La classifica del Milan è impietosa. I numeri che la determinano sono impietosi. Sette gare giocate, 4 sconfitte, nessuna partita conclusa con la rete inviolata, per un totale di 13 gol subiti, meglio soltanto del Carpi che ne ha incassati 16. Triste è pure il bilancio relativo a quanto ha prodotto l'attacco: è andato a segno 8 volte, facendo meglio solo delle ultime due, Frosinone e Bologna. Inoltre, in occasione delle uniche 3 vittorie con Empoli, Palermo e Udinese, il Milan ha pure sofferto le pene del Diavolo, riuscendo ad ottenere il risultato ma mettendolo sempre in discussione per le tante, troppe occasioni concesse all'avversario di turno.

Di fonte a questo quadro disarmante, ci si accorge che - portiere a parte - non c'è un solo reparto da salvare: l'attacco segna col contagocce e inoltre gli uomini che lo compongono con vanno in pressing sui difensori avversari come invece un anno fa sapevano fare le punte della Sampdoria di Mihailovic.
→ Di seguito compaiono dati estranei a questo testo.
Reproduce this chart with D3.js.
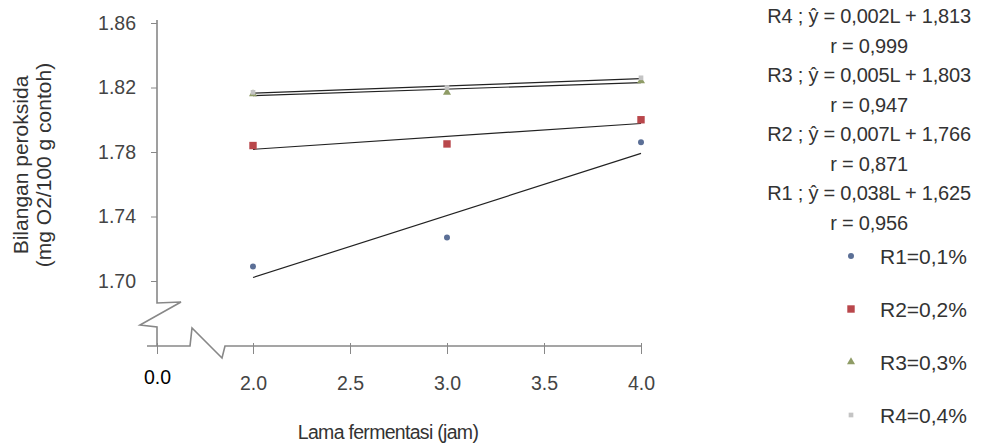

Il centrocampo cerca di costruire affidandosi ai cosiddetti “piedi buoni”, ma va sempre a finire che la sola tecnica, dei vari Montolivo, Bonaventura e Bertolacci, non supportata da indispensabili ingredienti quali la verve atletica e la personalità, viene soffocata dall'aggressività, dal pressing avversario.

I difensori, oltre a non essere protetti adeguatamente dalla linea mediana, vanno in difficoltà anche per demeriti propri, per la troppo frequente incapacità di essere ben posizionati, di saper leggere in anticipo le “chiusure” e complessivamente per la scarsa cifra tecnica che li contraddistingue, impoverita dalla loro paura di San Siro. E stupisce che il reparto arretrato sia cosi' evidentemente in difficoltà, nonostante la società Milan avesse deciso di puntare su Mihailovic, proprio in considerazione di quanto aveva saputo fare alla guida della Sampdoria nel passato campionato, in cui i blucerchiati avevano chiuso con la quarta miglior difesa - 42 gol subiti - dopo quelle di Juventus (24), Roma(31) e Lazio (38), ovvero le prime tre della classifica.
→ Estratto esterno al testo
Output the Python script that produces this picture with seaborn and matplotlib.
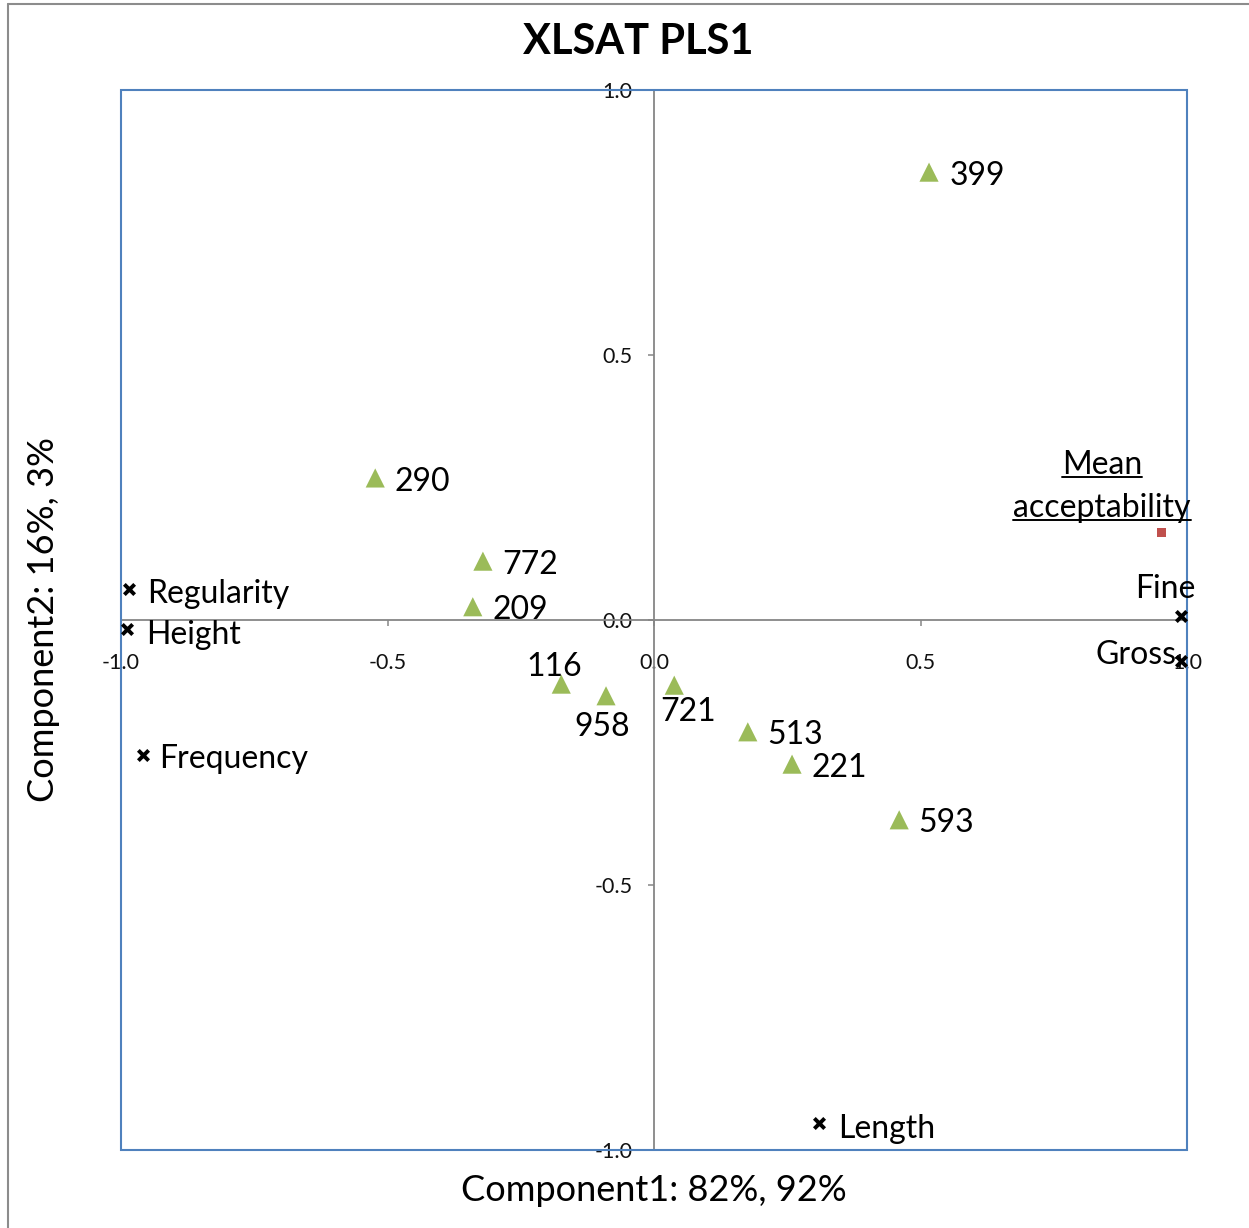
import matplotlib
matplotlib.use("Agg")
import matplotlib.pyplot as plt
import seaborn as sns
import pandas as pd
from matplotlib.patches import Rectangle
from matplotlib.lines import Line2D
from matplotlib.transforms import IdentityTransform

# ---- data ----
obs_labels = ["399", "290", "772", "209", "116", "958", "721", "513", "221", "593"]
obs_x = [0.516, -0.523, -0.321, -0.340, -0.174, -0.090, 0.038, 0.176, 0.259, 0.460]
obs_y = [0.845, 0.268, 0.111, 0.025, -0.121, -0.143, -0.123, -0.211, -0.272, -0.377]

var_labels = ["Regularity", "Height", "Frequency", "Fine", "Gross", "Length"]
var_x = [-0.985, -0.989, -0.959, 0.989, 0.989, 0.310]
var_y = [0.058, -0.017, -0.255, 0.008, -0.077, -0.949]

resp_labels = ["Mean", "acceptability"]
resp_x = [0.953]
resp_y = [0.166]

ticks = [-1.0, -0.5, 0.0, 0.5, 1.0]
tick_labels = ["-1.0", "-0.5", "0.0", "0.5", "1.0"]

title = "XLSAT PLS1"
xlabel = "Component1: 82%, 92%"
ylabel = "Component2: 16%, 3%"

# ---- style ----
sns.set_style("white")
plt.rcParams["font.family"] = ["Lato", "DejaVu Sans"]

GREEN = "#9BBB59"
RED = "#C0504D"
BLUE = "#4F81BD"
GRAY = "#868686"

W, H = 1249, 1228
fig = plt.figure(figsize=(W / 100, H / 100), dpi=100)
ax = fig.add_axes([121 / W, 1 - 1150 / H, (1187 - 121) / W, (1150 - 90) / H])

obs_df = pd.DataFrame({"x": obs_x, "y": obs_y, "label": obs_labels})
var_df = pd.DataFrame({"x": var_x, "y": var_y, "label": var_labels})
resp_df = pd.DataFrame({"x": resp_x, "y": resp_y})

sns.scatterplot(data=obs_df, x="x", y="y", marker="^", s=190, color=GREEN,
                edgecolor="none", ax=ax, zorder=4, clip_on=False)
sns.scatterplot(data=var_df, x="x", y="y", marker="x", s=55, color="black",
                linewidth=2.8, ax=ax, zorder=5, clip_on=False)
sns.scatterplot(data=resp_df, x="x", y="y", marker="s", s=42, color=RED,
                edgecolor="none", ax=ax, zorder=4, clip_on=False)

ax.set_xlim(-1, 1)
ax.set_ylim(-1, 1)
ax.set_xticks(ticks)
ax.set_xticklabels(tick_labels)
ax.set_yticks(ticks)
ax.set_yticklabels(tick_labels)

for side in ["top", "right"]:
    ax.spines[side].set_visible(False)
ax.spines["left"].set_position(("data", 0))
ax.spines["bottom"].set_position(("data", 0))
for side in ["left", "bottom"]:
    ax.spines[side].set_color(GRAY)
    ax.spines[side].set_linewidth(1.3)
    ax.spines[side].set_zorder(1)

ax.tick_params(axis="both", direction="out", length=4.5, width=1.1, color=GRAY,
               labelsize=15.5, labelcolor="#111111")
ax.tick_params(axis="x", pad=19, bottom=True)
ax.tick_params(axis="y", pad=11, left=True)
ax.grid(False)

# plot frame
ax.add_patch(Rectangle((0, 0), 1, 1, transform=ax.transAxes, fill=False,
                       edgecolor=BLUE, linewidth=1.5, zorder=3, clip_on=False))

ax.set_xlabel(xlabel, fontsize=26, color="black")
ax.xaxis.set_label_coords(0.5, -0.023)
ax.set_ylabel(ylabel, fontsize=26, color="black")
ax.yaxis.set_label_coords(-0.057, 0.5)

fs = 23
# observation labels: (dx, dy, ha) in points
obs_off = {
    "399": (15, -2.5, "left"), "290": (14, -3, "left"), "772": (14, -2.5, "left"),
    "209": (14, -2.5, "left"), "116": (-5, 12.5, "center"), "958": (-3, -22.5, "center"),
    "721": (10, -19, "center"), "513": (14, -2.5, "left"), "221": (14, -2.5, "left"),
    "593": (14, -2.5, "left"),
}
for lab, x, y in zip(obs_labels, obs_x, obs_y):
    dx, dy, ha = obs_off[lab]
    ax.annotate(lab, (x, y), xytext=(dx, dy), textcoords="offset points",
                ha=ha, va="center", fontsize=fs, color="black", zorder=6)

var_off = {
    "Regularity": (13, -3.2, "left"), "Height": (14, -4, "left"),
    "Frequency": (11.5, -3, "left"), "Fine": (-11.5, 19.5, "center"),
    "Gross": (-3, 4.5, "right"), "Length": (13.7, -4, "left"),
}
for lab, x, y in zip(var_labels, var_x, var_y):
    dx, dy, ha = var_off[lab]
    ax.annotate(lab, (x, y), xytext=(dx, dy), textcoords="offset points",
                ha=ha, va="center", fontsize=fs, color="black", zorder=6)

# response label (two lines, underlined)
resp_texts = []
for lab, dy in zip(resp_labels, [41.8, 10.8]):
    t = ax.annotate(lab, (resp_x[0], resp_y[0]), xytext=(-43, dy),
                    textcoords="offset points", ha="center", va="baseline",
                    fontsize=fs, color="black", zorder=6)
    resp_texts.append((t, dy))

fig.text(638 / W, 1 - 42 / H, title, ha="center", va="center",
         fontsize=30, fontweight="bold", color="black")

# outer border (left and top)
fig.add_artist(Line2D([8 / W, 8 / W], [0, 1 - 4 / H], transform=fig.transFigure,
                      color="#8c8c8c", linewidth=1.5))
fig.add_artist(Line2D([8 / W, 1], [1 - 4 / H, 1 - 4 / H], transform=fig.transFigure,
                      color="#8c8c8c", linewidth=1.5))

# underline
fig.canvas.draw()
renderer = fig.canvas.get_renderer()
for t, dy in resp_texts:
    bb = t.get_window_extent(renderer)
    base = ax.transData.transform((resp_x[0], resp_y[0]))[1] + dy * fig.dpi / 72
    yl = base - 3
    fig.add_artist(Line2D([bb.x0, bb.x1], [yl, yl], transform=IdentityTransform(),
                          color="black", linewidth=1.4))

fig.savefig("out.png", dpi=100)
E' chiaro e comprensibile che un conto è allenare la Sampdoria, un altro farlo al Milan, dove ti viene chiesto di arrivare al risultato attraverso il cosiddetto bel gioco. Finora non si è visto né l'uno, né l'altro. E allora quando la barca fa acqua ed è a rischio di affondare, bisogna intervenire drasticamente facendo una scelta impopolare, ma necessaria: cercare di fare punti, anche giocando male. Incrementando la forza d'urto del centrocampo (Kucka e De Jong magari finalmente insieme…) creando densità nella parte nevralgica del campo, inserendo difensori d'esperienza e ,al limite e in attesa di tempi migliori, togliendo pure, se necessario, un attaccante.
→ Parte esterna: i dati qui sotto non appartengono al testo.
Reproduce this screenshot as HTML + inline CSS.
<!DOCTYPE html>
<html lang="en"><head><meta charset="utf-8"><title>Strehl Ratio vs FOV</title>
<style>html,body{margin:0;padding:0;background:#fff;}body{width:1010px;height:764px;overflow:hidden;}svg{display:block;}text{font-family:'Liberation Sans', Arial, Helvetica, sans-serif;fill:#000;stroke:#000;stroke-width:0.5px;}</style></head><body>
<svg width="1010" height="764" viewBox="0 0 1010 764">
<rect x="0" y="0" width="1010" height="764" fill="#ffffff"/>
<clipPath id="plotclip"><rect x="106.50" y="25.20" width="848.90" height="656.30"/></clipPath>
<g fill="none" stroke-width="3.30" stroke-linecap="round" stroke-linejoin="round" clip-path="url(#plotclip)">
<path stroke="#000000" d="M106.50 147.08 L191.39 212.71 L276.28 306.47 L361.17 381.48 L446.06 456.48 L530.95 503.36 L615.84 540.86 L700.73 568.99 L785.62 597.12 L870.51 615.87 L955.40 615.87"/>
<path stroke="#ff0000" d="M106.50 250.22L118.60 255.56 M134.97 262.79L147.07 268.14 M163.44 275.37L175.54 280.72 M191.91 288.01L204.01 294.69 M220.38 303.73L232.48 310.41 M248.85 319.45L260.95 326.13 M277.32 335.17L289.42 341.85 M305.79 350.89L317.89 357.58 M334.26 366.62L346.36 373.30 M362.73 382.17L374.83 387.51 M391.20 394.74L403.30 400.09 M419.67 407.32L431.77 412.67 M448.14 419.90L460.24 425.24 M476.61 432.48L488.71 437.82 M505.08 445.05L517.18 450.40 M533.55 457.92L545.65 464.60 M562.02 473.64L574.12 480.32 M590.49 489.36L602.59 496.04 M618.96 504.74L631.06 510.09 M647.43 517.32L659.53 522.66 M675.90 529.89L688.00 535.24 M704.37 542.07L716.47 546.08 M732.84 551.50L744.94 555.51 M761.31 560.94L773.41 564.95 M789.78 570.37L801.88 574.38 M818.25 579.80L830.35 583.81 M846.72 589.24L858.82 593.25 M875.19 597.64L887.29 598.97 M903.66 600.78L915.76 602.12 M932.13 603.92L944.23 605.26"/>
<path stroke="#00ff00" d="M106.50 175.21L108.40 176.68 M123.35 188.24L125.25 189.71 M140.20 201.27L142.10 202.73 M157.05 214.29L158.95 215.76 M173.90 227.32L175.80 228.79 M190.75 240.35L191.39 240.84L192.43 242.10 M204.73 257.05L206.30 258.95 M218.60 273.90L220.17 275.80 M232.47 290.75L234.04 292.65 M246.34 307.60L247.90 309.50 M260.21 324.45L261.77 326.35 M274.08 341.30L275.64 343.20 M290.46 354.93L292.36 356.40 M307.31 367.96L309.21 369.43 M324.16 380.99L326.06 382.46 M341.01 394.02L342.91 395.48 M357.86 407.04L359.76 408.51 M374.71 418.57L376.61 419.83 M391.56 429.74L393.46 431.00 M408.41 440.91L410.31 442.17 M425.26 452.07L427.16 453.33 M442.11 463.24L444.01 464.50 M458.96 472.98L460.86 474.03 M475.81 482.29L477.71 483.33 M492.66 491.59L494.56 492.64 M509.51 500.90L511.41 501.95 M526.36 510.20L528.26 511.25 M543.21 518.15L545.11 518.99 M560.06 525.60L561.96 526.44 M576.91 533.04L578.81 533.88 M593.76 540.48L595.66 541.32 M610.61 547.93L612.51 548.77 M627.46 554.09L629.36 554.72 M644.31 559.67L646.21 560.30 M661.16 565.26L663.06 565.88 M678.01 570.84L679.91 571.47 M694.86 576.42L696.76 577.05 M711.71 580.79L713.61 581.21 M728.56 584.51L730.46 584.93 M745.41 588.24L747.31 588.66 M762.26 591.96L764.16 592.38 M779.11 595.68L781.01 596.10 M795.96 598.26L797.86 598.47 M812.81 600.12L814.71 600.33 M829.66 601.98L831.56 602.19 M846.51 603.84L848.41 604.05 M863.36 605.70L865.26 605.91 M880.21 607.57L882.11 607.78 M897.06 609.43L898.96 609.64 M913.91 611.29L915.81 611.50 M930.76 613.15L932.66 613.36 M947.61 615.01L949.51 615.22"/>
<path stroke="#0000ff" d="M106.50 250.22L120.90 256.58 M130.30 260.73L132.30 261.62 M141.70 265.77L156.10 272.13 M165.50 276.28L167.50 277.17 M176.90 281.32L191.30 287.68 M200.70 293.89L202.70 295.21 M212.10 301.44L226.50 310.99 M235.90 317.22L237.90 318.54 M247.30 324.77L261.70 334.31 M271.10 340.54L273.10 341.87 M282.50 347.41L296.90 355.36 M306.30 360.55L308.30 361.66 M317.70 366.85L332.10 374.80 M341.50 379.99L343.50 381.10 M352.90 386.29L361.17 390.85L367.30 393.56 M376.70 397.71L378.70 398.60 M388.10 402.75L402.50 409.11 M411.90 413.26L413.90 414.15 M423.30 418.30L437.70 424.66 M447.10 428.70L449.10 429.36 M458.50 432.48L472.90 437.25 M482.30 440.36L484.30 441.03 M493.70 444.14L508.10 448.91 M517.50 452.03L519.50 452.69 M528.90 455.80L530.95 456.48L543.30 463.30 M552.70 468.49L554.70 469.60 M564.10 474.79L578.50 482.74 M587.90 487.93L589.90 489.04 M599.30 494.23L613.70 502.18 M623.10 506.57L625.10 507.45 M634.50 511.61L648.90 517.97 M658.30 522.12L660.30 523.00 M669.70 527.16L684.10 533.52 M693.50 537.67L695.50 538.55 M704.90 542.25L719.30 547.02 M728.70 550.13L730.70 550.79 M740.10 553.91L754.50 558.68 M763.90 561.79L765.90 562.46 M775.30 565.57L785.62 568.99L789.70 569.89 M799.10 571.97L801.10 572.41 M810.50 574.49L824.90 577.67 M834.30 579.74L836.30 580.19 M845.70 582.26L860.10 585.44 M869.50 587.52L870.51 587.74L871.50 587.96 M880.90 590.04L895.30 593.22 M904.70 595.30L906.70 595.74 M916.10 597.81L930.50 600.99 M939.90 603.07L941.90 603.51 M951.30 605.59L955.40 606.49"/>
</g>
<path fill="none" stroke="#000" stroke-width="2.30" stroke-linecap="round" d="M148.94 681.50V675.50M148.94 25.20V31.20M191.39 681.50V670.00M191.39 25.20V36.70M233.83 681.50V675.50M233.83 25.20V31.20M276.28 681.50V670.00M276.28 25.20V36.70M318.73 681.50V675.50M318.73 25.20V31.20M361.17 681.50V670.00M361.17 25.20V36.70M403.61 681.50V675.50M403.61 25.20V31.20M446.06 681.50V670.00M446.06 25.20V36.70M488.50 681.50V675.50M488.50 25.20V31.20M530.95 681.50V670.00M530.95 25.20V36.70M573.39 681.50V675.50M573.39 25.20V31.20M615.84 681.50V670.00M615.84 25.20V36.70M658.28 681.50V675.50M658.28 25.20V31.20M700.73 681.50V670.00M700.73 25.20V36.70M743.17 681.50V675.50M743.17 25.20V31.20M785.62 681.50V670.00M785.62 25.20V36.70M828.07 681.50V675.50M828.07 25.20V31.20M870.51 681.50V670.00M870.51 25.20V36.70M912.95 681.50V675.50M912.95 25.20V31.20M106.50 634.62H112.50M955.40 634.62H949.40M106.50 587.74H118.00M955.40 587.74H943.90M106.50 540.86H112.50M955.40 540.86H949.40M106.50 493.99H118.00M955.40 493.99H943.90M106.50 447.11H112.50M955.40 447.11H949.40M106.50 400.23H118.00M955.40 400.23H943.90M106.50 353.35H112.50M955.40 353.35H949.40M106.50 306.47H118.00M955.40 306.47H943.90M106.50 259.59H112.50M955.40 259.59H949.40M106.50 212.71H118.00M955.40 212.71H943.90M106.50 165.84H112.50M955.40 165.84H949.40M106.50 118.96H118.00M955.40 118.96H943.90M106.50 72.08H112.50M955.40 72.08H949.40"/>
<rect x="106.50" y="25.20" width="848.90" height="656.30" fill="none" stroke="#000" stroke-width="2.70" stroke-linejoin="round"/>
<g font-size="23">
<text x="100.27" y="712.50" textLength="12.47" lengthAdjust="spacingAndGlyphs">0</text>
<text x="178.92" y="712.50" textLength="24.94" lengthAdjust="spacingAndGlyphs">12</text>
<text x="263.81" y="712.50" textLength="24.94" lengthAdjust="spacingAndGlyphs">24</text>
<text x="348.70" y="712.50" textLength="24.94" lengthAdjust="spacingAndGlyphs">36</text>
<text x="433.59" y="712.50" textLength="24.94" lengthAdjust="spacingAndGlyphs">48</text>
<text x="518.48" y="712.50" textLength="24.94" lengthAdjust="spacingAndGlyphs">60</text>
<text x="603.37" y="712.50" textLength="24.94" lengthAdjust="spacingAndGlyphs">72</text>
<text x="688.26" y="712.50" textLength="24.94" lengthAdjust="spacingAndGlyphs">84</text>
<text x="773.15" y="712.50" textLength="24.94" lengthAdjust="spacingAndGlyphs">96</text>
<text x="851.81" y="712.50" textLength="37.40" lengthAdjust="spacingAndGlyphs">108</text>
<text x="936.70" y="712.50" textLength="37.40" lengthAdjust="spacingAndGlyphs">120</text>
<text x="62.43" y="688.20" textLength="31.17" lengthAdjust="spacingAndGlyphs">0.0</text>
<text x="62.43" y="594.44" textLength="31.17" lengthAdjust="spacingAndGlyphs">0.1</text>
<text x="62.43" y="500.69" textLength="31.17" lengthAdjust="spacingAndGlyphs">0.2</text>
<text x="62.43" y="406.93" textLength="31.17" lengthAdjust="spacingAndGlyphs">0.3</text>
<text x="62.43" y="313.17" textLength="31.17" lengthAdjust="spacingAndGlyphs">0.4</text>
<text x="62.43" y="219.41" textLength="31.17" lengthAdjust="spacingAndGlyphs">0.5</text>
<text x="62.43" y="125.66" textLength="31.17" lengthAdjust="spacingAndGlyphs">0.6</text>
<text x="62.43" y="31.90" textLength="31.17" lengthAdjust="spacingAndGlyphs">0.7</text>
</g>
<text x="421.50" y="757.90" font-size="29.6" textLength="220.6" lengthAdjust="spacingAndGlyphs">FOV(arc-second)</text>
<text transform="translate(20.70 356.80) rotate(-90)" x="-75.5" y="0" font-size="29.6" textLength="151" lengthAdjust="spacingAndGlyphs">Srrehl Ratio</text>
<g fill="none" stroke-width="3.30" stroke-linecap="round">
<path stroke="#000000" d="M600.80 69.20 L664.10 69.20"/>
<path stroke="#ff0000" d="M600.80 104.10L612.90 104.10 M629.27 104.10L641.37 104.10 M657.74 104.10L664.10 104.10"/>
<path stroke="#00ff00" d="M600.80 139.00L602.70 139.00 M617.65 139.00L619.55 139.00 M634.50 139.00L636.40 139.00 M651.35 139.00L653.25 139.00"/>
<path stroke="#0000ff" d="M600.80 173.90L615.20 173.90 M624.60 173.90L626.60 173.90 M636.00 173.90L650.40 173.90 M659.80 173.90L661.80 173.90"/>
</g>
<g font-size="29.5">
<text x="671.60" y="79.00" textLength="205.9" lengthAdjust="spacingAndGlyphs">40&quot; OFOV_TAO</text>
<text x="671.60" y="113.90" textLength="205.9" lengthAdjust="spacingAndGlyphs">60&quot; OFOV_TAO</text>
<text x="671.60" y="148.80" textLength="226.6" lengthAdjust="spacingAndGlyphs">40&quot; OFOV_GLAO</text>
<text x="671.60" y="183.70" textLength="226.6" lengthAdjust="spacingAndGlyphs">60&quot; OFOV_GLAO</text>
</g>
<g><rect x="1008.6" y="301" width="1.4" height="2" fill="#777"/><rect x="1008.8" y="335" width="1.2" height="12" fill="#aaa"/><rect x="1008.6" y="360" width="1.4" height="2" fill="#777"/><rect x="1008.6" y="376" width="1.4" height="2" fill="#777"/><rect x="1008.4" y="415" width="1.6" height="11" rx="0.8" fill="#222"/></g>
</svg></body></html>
Una situazione ovviamente provvisoria in attesa di superare il momentaccio attraverso qualche risultato positivo. Le vittorie, si sa, aiutano a vincere, le sconfitte producono solo depressione. E' sicuramente questa una ricetta impopolare, in netta contraddizione con lo stile-Milan e con la sua storia. Ma quando sei malato, prima devi pensare a guarire, anche attraverso terapie dolorose.